▶ **Instructions to follow**
Skipping all pictures, set down the lines of the listing from the first through the one with "from matplotlib.transforms import".

(Data listing)
::::::

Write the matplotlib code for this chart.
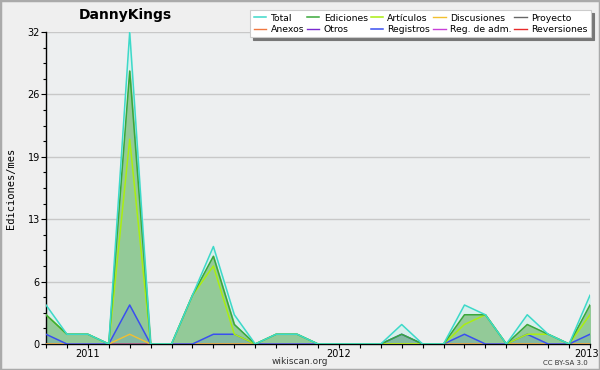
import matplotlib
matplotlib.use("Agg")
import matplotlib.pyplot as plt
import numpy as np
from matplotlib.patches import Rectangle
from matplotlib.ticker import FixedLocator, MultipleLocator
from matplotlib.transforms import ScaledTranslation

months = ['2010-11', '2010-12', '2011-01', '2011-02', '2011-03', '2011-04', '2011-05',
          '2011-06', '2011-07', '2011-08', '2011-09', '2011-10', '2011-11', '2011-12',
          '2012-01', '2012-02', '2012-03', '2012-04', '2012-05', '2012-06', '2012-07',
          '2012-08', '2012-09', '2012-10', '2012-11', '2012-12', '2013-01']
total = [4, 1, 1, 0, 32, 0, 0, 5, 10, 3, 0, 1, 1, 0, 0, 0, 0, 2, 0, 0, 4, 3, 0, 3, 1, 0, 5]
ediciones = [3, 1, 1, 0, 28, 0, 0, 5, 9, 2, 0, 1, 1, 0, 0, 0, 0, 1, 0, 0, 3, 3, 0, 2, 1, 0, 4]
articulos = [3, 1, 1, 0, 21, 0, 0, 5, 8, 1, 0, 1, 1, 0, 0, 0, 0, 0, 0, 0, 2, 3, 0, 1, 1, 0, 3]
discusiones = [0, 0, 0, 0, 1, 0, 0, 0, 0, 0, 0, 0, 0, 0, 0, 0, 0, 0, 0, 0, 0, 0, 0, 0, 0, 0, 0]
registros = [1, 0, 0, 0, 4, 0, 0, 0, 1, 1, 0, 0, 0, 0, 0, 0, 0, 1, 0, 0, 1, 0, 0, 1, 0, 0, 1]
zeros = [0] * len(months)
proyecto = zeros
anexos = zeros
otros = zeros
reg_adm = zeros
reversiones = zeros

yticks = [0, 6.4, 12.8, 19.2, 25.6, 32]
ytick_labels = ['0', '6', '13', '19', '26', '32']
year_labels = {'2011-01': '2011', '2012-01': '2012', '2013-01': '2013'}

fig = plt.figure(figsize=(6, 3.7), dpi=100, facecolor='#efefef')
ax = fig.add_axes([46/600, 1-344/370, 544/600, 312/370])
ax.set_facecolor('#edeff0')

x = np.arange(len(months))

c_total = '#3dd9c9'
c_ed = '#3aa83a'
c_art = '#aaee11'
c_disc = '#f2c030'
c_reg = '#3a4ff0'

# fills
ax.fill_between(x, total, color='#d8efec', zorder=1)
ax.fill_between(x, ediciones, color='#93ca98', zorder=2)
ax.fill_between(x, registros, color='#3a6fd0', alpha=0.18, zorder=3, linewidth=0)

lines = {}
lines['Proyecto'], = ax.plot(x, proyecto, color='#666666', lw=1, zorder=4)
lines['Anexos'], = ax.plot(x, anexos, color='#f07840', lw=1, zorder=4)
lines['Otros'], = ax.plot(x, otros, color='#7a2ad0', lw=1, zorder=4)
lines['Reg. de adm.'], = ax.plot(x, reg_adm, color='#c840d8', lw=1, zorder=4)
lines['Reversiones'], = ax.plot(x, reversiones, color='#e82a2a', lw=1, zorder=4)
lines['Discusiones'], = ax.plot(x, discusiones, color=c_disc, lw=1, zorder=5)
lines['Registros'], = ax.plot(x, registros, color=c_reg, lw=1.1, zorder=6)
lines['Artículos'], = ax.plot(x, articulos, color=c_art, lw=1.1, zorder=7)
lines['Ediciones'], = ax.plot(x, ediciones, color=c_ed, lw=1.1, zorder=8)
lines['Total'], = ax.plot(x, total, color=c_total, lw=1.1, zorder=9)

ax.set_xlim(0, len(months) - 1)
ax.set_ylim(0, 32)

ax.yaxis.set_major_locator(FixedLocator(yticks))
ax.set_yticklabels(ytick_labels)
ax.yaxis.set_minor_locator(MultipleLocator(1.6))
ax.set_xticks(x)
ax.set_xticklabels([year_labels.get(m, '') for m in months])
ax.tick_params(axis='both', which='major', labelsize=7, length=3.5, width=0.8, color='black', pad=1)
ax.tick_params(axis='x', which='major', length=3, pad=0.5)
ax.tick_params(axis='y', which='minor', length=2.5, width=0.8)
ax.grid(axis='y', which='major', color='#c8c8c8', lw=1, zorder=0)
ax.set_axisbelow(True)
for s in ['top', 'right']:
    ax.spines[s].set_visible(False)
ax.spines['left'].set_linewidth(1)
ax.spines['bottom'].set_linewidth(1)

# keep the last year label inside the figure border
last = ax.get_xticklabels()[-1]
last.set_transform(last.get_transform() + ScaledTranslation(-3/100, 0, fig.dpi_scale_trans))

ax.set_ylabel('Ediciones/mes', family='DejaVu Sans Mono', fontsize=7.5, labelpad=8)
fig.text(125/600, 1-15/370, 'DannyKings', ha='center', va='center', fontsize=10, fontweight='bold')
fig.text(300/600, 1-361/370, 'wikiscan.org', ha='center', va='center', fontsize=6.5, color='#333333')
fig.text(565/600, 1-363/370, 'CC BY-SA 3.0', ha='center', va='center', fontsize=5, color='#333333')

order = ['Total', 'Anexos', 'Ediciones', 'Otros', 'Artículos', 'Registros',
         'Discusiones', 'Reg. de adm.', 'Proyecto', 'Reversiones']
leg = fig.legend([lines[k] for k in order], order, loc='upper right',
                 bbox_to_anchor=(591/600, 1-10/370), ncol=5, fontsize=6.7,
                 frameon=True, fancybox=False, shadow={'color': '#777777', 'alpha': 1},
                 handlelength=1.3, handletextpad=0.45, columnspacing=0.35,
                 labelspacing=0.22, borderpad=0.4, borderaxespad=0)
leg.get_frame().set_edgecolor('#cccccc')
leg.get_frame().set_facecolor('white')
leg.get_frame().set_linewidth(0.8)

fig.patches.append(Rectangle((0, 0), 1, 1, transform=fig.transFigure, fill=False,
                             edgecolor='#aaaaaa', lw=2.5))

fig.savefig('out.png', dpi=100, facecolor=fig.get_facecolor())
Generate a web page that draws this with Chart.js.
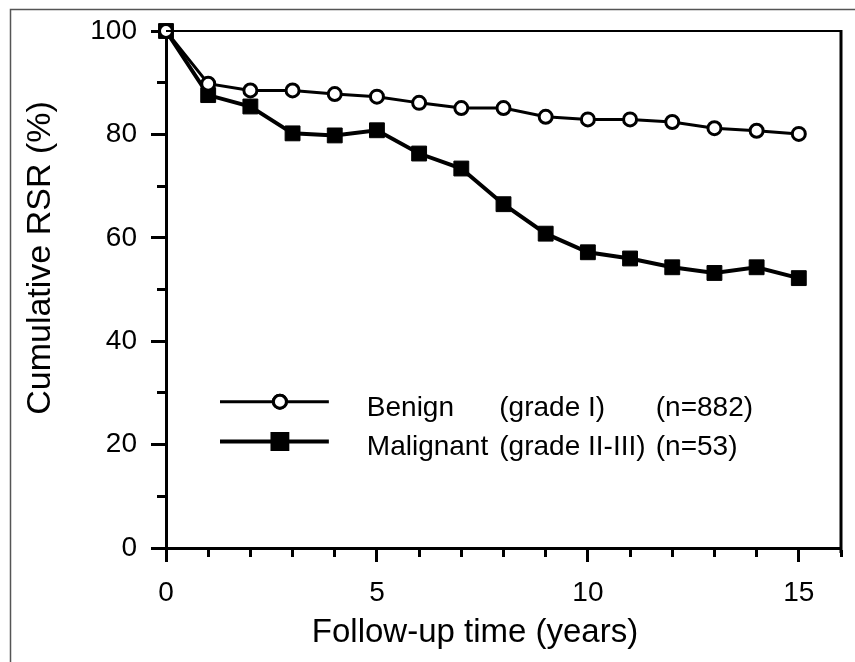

::::::

▶ **Solution below**
Write the matplotlib code for this chart.
import matplotlib
matplotlib.use("Agg")
import matplotlib.pyplot as plt
import numpy as np
from matplotlib.patches import Rectangle
from matplotlib.ticker import FixedLocator, MultipleLocator
from matplotlib.transforms import ScaledTranslation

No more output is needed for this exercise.